■ MATERIAL
· · · · · · ·

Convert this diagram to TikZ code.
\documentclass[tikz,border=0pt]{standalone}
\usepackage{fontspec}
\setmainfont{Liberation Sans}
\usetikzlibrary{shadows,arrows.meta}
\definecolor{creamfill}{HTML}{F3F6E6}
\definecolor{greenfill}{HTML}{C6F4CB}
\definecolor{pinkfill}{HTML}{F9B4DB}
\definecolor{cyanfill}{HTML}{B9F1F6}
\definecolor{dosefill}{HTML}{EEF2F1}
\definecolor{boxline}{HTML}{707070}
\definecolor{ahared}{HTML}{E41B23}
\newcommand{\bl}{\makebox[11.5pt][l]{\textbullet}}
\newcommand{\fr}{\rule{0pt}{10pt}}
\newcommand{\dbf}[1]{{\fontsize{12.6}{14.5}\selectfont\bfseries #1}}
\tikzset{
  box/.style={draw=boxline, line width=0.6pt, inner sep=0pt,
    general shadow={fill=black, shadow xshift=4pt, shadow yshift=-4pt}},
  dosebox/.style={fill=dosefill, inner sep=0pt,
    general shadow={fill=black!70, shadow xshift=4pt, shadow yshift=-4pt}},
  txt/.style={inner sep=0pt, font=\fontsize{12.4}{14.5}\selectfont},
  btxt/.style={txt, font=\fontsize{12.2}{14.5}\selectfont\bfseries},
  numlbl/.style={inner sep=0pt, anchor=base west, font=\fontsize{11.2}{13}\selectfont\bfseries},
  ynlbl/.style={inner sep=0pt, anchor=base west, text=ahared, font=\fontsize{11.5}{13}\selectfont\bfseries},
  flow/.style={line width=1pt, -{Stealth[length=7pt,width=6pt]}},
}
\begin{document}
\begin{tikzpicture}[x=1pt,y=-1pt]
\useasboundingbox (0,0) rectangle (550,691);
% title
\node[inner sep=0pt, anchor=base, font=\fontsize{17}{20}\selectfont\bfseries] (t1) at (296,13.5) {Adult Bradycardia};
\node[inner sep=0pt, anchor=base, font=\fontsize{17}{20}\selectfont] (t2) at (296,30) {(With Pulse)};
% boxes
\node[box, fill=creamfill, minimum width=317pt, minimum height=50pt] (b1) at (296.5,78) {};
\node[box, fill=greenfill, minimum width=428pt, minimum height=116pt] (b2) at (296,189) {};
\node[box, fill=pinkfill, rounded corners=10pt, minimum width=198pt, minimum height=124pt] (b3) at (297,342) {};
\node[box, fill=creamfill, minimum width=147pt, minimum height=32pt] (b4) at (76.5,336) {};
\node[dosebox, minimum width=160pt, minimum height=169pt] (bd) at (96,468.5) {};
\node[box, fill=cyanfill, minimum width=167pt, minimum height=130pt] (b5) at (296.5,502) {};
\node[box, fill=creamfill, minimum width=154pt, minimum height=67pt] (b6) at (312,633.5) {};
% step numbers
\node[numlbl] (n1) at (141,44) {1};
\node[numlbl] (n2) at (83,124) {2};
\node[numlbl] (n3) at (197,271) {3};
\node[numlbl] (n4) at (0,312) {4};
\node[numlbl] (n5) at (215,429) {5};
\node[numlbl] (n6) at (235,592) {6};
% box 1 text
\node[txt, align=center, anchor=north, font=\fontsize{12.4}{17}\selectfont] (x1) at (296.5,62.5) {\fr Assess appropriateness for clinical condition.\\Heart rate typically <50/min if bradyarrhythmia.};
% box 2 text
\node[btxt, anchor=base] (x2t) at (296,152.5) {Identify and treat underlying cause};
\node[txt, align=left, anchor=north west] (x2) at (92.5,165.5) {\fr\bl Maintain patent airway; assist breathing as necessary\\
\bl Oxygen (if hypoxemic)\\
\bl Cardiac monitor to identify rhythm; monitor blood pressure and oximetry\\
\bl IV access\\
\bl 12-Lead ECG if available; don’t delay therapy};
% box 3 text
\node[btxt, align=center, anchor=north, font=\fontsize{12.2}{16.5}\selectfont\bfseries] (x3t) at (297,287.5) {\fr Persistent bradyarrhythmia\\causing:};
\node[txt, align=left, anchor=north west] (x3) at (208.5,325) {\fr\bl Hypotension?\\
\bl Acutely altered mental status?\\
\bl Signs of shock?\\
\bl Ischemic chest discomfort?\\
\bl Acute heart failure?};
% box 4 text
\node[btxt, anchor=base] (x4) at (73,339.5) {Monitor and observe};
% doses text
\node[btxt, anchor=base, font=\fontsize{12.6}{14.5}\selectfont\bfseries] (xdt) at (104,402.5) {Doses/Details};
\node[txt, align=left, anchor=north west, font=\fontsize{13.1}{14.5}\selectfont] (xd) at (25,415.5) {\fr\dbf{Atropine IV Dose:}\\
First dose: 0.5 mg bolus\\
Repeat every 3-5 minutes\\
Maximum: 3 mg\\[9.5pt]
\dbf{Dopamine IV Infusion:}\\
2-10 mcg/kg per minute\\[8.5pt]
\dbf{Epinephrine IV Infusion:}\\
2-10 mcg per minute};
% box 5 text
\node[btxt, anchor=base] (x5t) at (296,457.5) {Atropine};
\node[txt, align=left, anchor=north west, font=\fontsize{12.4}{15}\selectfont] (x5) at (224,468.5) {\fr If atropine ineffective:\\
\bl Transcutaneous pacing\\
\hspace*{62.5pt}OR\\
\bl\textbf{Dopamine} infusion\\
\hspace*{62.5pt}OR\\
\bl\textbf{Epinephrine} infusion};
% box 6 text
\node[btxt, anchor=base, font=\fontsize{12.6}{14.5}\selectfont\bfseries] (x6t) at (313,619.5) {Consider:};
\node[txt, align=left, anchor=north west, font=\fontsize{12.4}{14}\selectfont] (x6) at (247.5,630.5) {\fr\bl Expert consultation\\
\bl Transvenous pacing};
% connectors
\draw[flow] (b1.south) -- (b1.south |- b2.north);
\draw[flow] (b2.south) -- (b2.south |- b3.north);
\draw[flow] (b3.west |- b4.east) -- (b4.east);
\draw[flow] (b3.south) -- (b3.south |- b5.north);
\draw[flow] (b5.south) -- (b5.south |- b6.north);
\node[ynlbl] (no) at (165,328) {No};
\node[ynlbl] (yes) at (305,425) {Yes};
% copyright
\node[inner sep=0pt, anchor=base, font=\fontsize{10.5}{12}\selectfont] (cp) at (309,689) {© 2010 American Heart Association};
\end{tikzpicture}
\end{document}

· · · · · · ·

■ TASK REQUIREMENTS
From the data above, extract every line in its exact form.

■ SOLUTION
Convert this diagram to TikZ code.
\documentclass[tikz,border=0pt]{standalone}
\usepackage{fontspec}
\setmainfont{Liberation Sans}
\usetikzlibrary{shadows,arrows.meta}
\definecolor{creamfill}{HTML}{F3F6E6}
\definecolor{greenfill}{HTML}{C6F4CB}
\definecolor{pinkfill}{HTML}{F9B4DB}
\definecolor{cyanfill}{HTML}{B9F1F6}
\definecolor{dosefill}{HTML}{EEF2F1}
\definecolor{boxline}{HTML}{707070}
\definecolor{ahared}{HTML}{E41B23}
\newcommand{\bl}{\makebox[11.5pt][l]{\textbullet}}
\newcommand{\fr}{\rule{0pt}{10pt}}
\newcommand{\dbf}[1]{{\fontsize{12.6}{14.5}\selectfont\bfseries #1}}
\tikzset{
  box/.style={draw=boxline, line width=0.6pt, inner sep=0pt,
    general shadow={fill=black, shadow xshift=4pt, shadow yshift=-4pt}},
  dosebox/.style={fill=dosefill, inner sep=0pt,
    general shadow={fill=black!70, shadow xshift=4pt, shadow yshift=-4pt}},
  txt/.style={inner sep=0pt, font=\fontsize{12.4}{14.5}\selectfont},
  btxt/.style={txt, font=\fontsize{12.2}{14.5}\selectfont\bfseries},
  numlbl/.style={inner sep=0pt, anchor=base west, font=\fontsize{11.2}{13}\selectfont\bfseries},
  ynlbl/.style={inner sep=0pt, anchor=base west, text=ahared, font=\fontsize{11.5}{13}\selectfont\bfseries},
  flow/.style={line width=1pt, -{Stealth[length=7pt,width=6pt]}},
}
\begin{document}
\begin{tikzpicture}[x=1pt,y=-1pt]
\useasboundingbox (0,0) rectangle (550,691);
% title
\node[inner sep=0pt, anchor=base, font=\fontsize{17}{20}\selectfont\bfseries] (t1) at (296,13.5) {Adult Bradycardia};
\node[inner sep=0pt, anchor=base, font=\fontsize{17}{20}\selectfont] (t2) at (296,30) {(With Pulse)};
% boxes
\node[box, fill=creamfill, minimum width=317pt, minimum height=50pt] (b1) at (296.5,78) {};
\node[box, fill=greenfill, minimum width=428pt, minimum height=116pt] (b2) at (296,189) {};
\node[box, fill=pinkfill, rounded corners=10pt, minimum width=198pt, minimum height=124pt] (b3) at (297,342) {};
\node[box, fill=creamfill, minimum width=147pt, minimum height=32pt] (b4) at (76.5,336) {};
\node[dosebox, minimum width=160pt, minimum height=169pt] (bd) at (96,468.5) {};
\node[box, fill=cyanfill, minimum width=167pt, minimum height=130pt] (b5) at (296.5,502) {};
\node[box, fill=creamfill, minimum width=154pt, minimum height=67pt] (b6) at (312,633.5) {};
% step numbers
\node[numlbl] (n1) at (141,44) {1};
\node[numlbl] (n2) at (83,124) {2};
\node[numlbl] (n3) at (197,271) {3};
\node[numlbl] (n4) at (0,312) {4};
\node[numlbl] (n5) at (215,429) {5};
\node[numlbl] (n6) at (235,592) {6};
% box 1 text
\node[txt, align=center, anchor=north, font=\fontsize{12.4}{17}\selectfont] (x1) at (296.5,62.5) {\fr Assess appropriateness for clinical condition.\\Heart rate typically <50/min if bradyarrhythmia.};
% box 2 text
\node[btxt, anchor=base] (x2t) at (296,152.5) {Identify and treat underlying cause};
\node[txt, align=left, anchor=north west] (x2) at (92.5,165.5) {\fr\bl Maintain patent airway; assist breathing as necessary\\
\bl Oxygen (if hypoxemic)\\
\bl Cardiac monitor to identify rhythm; monitor blood pressure and oximetry\\
\bl IV access\\
\bl 12-Lead ECG if available; don’t delay therapy};
% box 3 text
\node[btxt, align=center, anchor=north, font=\fontsize{12.2}{16.5}\selectfont\bfseries] (x3t) at (297,287.5) {\fr Persistent bradyarrhythmia\\causing:};
\node[txt, align=left, anchor=north west] (x3) at (208.5,325) {\fr\bl Hypotension?\\
\bl Acutely altered mental status?\\
\bl Signs of shock?\\
\bl Ischemic chest discomfort?\\
\bl Acute heart failure?};
% box 4 text
\node[btxt, anchor=base] (x4) at (73,339.5) {Monitor and observe};
% doses text
\node[btxt, anchor=base, font=\fontsize{12.6}{14.5}\selectfont\bfseries] (xdt) at (104,402.5) {Doses/Details};
\node[txt, align=left, anchor=north west, font=\fontsize{13.1}{14.5}\selectfont] (xd) at (25,415.5) {\fr\dbf{Atropine IV Dose:}\\
First dose: 0.5 mg bolus\\
Repeat every 3-5 minutes\\
Maximum: 3 mg\\[9.5pt]
\dbf{Dopamine IV Infusion:}\\
2-10 mcg/kg per minute\\[8.5pt]
\dbf{Epinephrine IV Infusion:}\\
2-10 mcg per minute};
% box 5 text
\node[btxt, anchor=base] (x5t) at (296,457.5) {Atropine};
\node[txt, align=left, anchor=north west, font=\fontsize{12.4}{15}\selectfont] (x5) at (224,468.5) {\fr If atropine ineffective:\\
\bl Transcutaneous pacing\\
\hspace*{62.5pt}OR\\
\bl\textbf{Dopamine} infusion\\
\hspace*{62.5pt}OR\\
\bl\textbf{Epinephrine} infusion};
% box 6 text
\node[btxt, anchor=base, font=\fontsize{12.6}{14.5}\selectfont\bfseries] (x6t) at (313,619.5) {Consider:};
\node[txt, align=left, anchor=north west, font=\fontsize{12.4}{14}\selectfont] (x6) at (247.5,630.5) {\fr\bl Expert consultation\\
\bl Transvenous pacing};
% connectors
\draw[flow] (b1.south) -- (b1.south |- b2.north);
\draw[flow] (b2.south) -- (b2.south |- b3.north);
\draw[flow] (b3.west |- b4.east) -- (b4.east);
\draw[flow] (b3.south) -- (b3.south |- b5.north);
\draw[flow] (b5.south) -- (b5.south |- b6.north);
\node[ynlbl] (no) at (165,328) {No};
\node[ynlbl] (yes) at (305,425) {Yes};
% copyright
\node[inner sep=0pt, anchor=base, font=\fontsize{10.5}{12}\selectfont] (cp) at (309,689) {© 2010 American Heart Association};
\end{tikzpicture}
\end{document}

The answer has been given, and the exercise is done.